Our life is what we find mapped in the bags under our eyes, in the depth of the curves that corner our mouth as we flash our teeth wide, in the crinkles on our forehead when we mark it with an expression. Any expression.

It makes sense for those of us who have the means, to cover it all up. Who wants to wear their stories for the world to see?
Who has such courage?

But she did and she was only nineteen. As I took her flowers - Narcissus (ironically, my favourite) and rather inappropriate now that I think about it – I made it a point not to look at her directly. I thought it might make her self conscious. Being burnt alive cannot be an easy story to wear, but she did it with spunk. She told me to look at her, said that it wasn’t that bad. In fact her exact words were that she had found the only way to become fair overnight, she had only missed a few patches, but extra strength liquid bleach would take care of that. As she said this, her smile was slightly lopsided, the kind of smile that begs you to take the joke from the tail and roll with it so that the teller can laugh a little more at their predicament. I am not slow, I rolled and she laughed. Her stunning desi ‘sheen’ had been burnt away in rosy splotches and as I looked closely at each and every one of them I found that each accented her smile. Honestly, they did. Since everyone was embarrassed to look at her skin, they finally looked into her eyes. She had beautiful eyes, shy and sassy at the same time. She kept laughing at herself and I think that was the moment I fell in love with her. If it is possible for a woman to fall in love with another woman without wanting to jump her bones. I knew this game and I knew it well. I knew how to save face when the face was bashed in, I knew how to laugh at myself just so there was something to laugh about. She said that her mother had finally jinxed it all, she always told Nadia that she was gorgeous and if she were only fairer she’d land a Gora from Bora Bora. I told her that dudes from Bora Bora were hardly ‘gora’, which we both found rather disappointing because a gora from England just didn’t elicit the same enthusiasm. I told her that my mother had said the same thing, only in my case it was the weight. Perhaps I should try and get run over for default liposuction. We both laughed.

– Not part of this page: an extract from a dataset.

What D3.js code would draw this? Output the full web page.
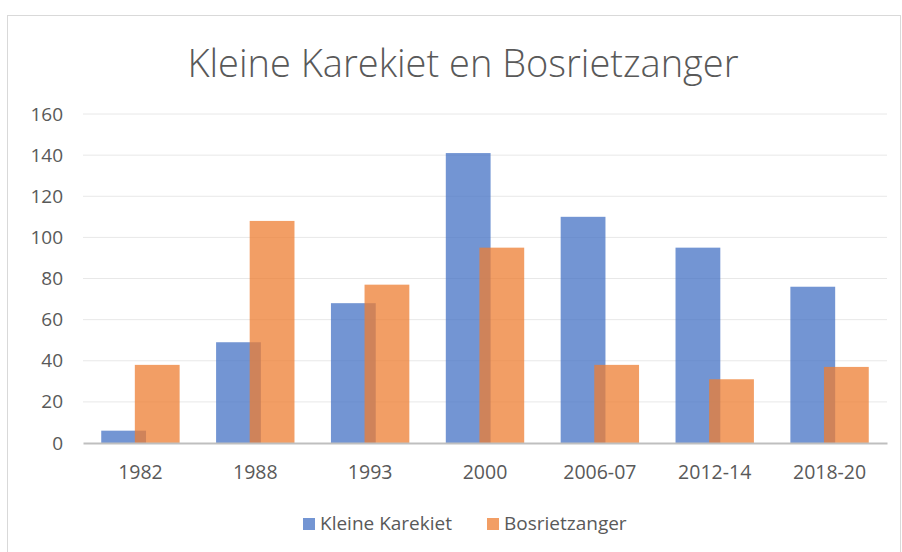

Then she asked me if her life was over. I looked at her for a minute and right before I opened my mouth she told me that if I was the friend she thought I was, I would say it as I saw it. I told her to read ‘Taming of the Shrew’ again. This time we cried.
As I was leaving she told me, that if I could survive my life she could survive hers. Then she got out of the creaky hospital bed stood in front of me and we both did the Carrey Bradshaw Head toss followed by a “We’re single and Fabulous!”.

She really was more beautiful than anyone I had ever seen.